INSTRUCTIONS TO FOLLOW – Starting with the first line below, extract each line through the one that contains "import numpy as np", inclusive, excluding pictures.
:: INFORMATION PROVIDED ::
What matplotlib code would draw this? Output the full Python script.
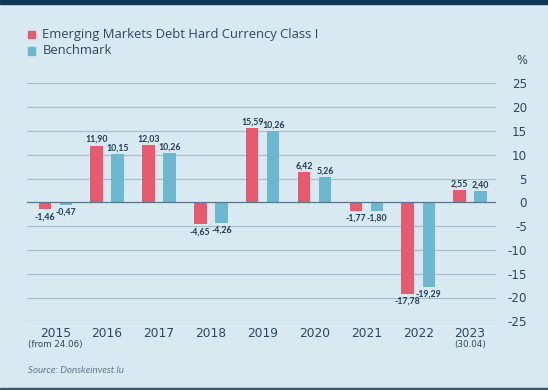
import matplotlib
matplotlib.use("Agg")
import matplotlib.pyplot as plt
from matplotlib.patches import Rectangle
import numpy as np

years = ["2015", "2016", "2017", "2018", "2019", "2020", "2021", "2022", "2023"]
sub_labels = {"2015": "(from 24.06)", "2023": "(30.04)"}
fund = [-1.46, 11.90, 12.03, -4.65, 15.59, 6.42, -1.77, -19.29, 2.55]
bench = [-0.47, 10.15, 10.26, -4.26, 14.9, 5.26, -1.80, -17.78, 2.40]
fund_labels = ["-1,46", "11,90", "12,03", "-4,65", "15,59", "6,42", "-1,77", "-17,78", "2,55"]
bench_labels = ["-0,47", "10,15", "10,26", "-4,26", "10,26", "5,26", "-1,80", "-19,29", "2,40"]
yticks = [25, 20, 15, 10, 5, 0, -5, -10, -15, -20, -25]
series_names = ["Emerging Markets Debt Hard Currency Class I", "Benchmark"]

BG = "#d8e9f1"
RED = "#e85a6e"
BLUE = "#6cb9cf"
TXT = "#2b4862"
GRID = "#a3bbca"
ZERO = "#56778f"
NUMFONT = "DejaVu Sans"
TXTFONT = "Open Sans"

fig = plt.figure(figsize=(5.48, 3.90), dpi=100)
fig.patch.set_facecolor(BG)
W, H = 548, 390
ax = fig.add_axes([27 / W, 68.7 / H, (496 - 27) / W, 238 / H])
ax.set_facecolor(BG)

x = np.arange(len(years))
bw = 0.24
off = 0.203
ax.bar(x - off, fund, width=bw, color=RED, zorder=3)
ax.bar(x + off, bench, width=bw, color=BLUE, zorder=3)

ax.set_xlim(-0.545, 8.5)
ax.set_ylim(-25, 25)
for s in ax.spines.values():
    s.set_visible(False)
ax.set_yticks(yticks)
ax.set_yticklabels([str(v) for v in yticks])
ax.yaxis.tick_right()
ax.tick_params(axis="y", length=0, pad=22.3, labelsize=8.6, labelcolor=TXT)
for lab in ax.get_yticklabels():
    lab.set_horizontalalignment("right")
    lab.set_fontfamily(NUMFONT)
for v in yticks:
    ax.axhline(v, color=ZERO if v == 0 else GRID, lw=0.9 if v == 0 else 0.8, zorder=1 if v else 4)

ax.set_xticks(x)
ax.set_xticklabels(years)
ax.tick_params(axis="x", length=0, pad=3.8, labelsize=8.8, labelcolor=TXT)
for lab in ax.get_xticklabels():
    lab.set_fontfamily(NUMFONT)

for i, y in enumerate(years):
    if y in sub_labels:
        ax.annotate(sub_labels[y], xy=(i, 0), xycoords=("data", "axes fraction"),
                    xytext=(0, -16.5), textcoords="offset points", ha="center", va="center",
                    fontsize=6.3, color=TXT, family=NUMFONT)

def put_labels(vals, labs, dx):
    for i, (v, t) in enumerate(zip(vals, labs)):
        dy = 4.4 if v >= 0 else -5.4
        ax.annotate(t, xy=(i + dx, v), xytext=(0, dy), textcoords="offset points",
                    ha="center", va="center", fontsize=6.3, color="#1f3d57",
                    family="Lato", fontweight="bold")

put_labels(fund, fund_labels, -off)
put_labels(bench, bench_labels, off)

# legend
for k, (name, col) in enumerate(zip(series_names, [RED, BLUE])):
    yc = 34.6 + k * 16.4
    fig.patches.append(Rectangle((27.7 / W, 1 - (yc + 3.8) / H), 7.6 / W, 7.6 / H,
                                 transform=fig.transFigure, color=col, zorder=5))
    fig.text(42.5 / W, 1 - yc / H, name, ha="left", va="center", fontsize=9.35,
             color=TXT, family=TXTFONT)

fig.text(527 / W, 1 - 60 / H, "%", ha="right", va="center", fontsize=8.3, color=TXT, family=NUMFONT)
fig.text(27.7 / W, 1 - 370.7 / H, "Source: Donskeinvest.lu", ha="left", va="center",
         fontsize=7, color="#5f7a8e", style="italic", family="Lato")

# borders
fig.patches.append(Rectangle((0, 1 - 3.5 / H), 1, 3.5 / H, transform=fig.transFigure,
                             color="#0f3858", zorder=10))
fig.patches.append(Rectangle((0, 0), 1, 2.2 / H, transform=fig.transFigure,
                             color="#3c5870", zorder=10))

fig.savefig("out.png", dpi=100, facecolor=BG)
:::
WRITTEN RESPONSE –
What matplotlib code would draw this? Output the full Python script.
import matplotlib
matplotlib.use("Agg")
import matplotlib.pyplot as plt
from matplotlib.patches import Rectangle
import numpy as np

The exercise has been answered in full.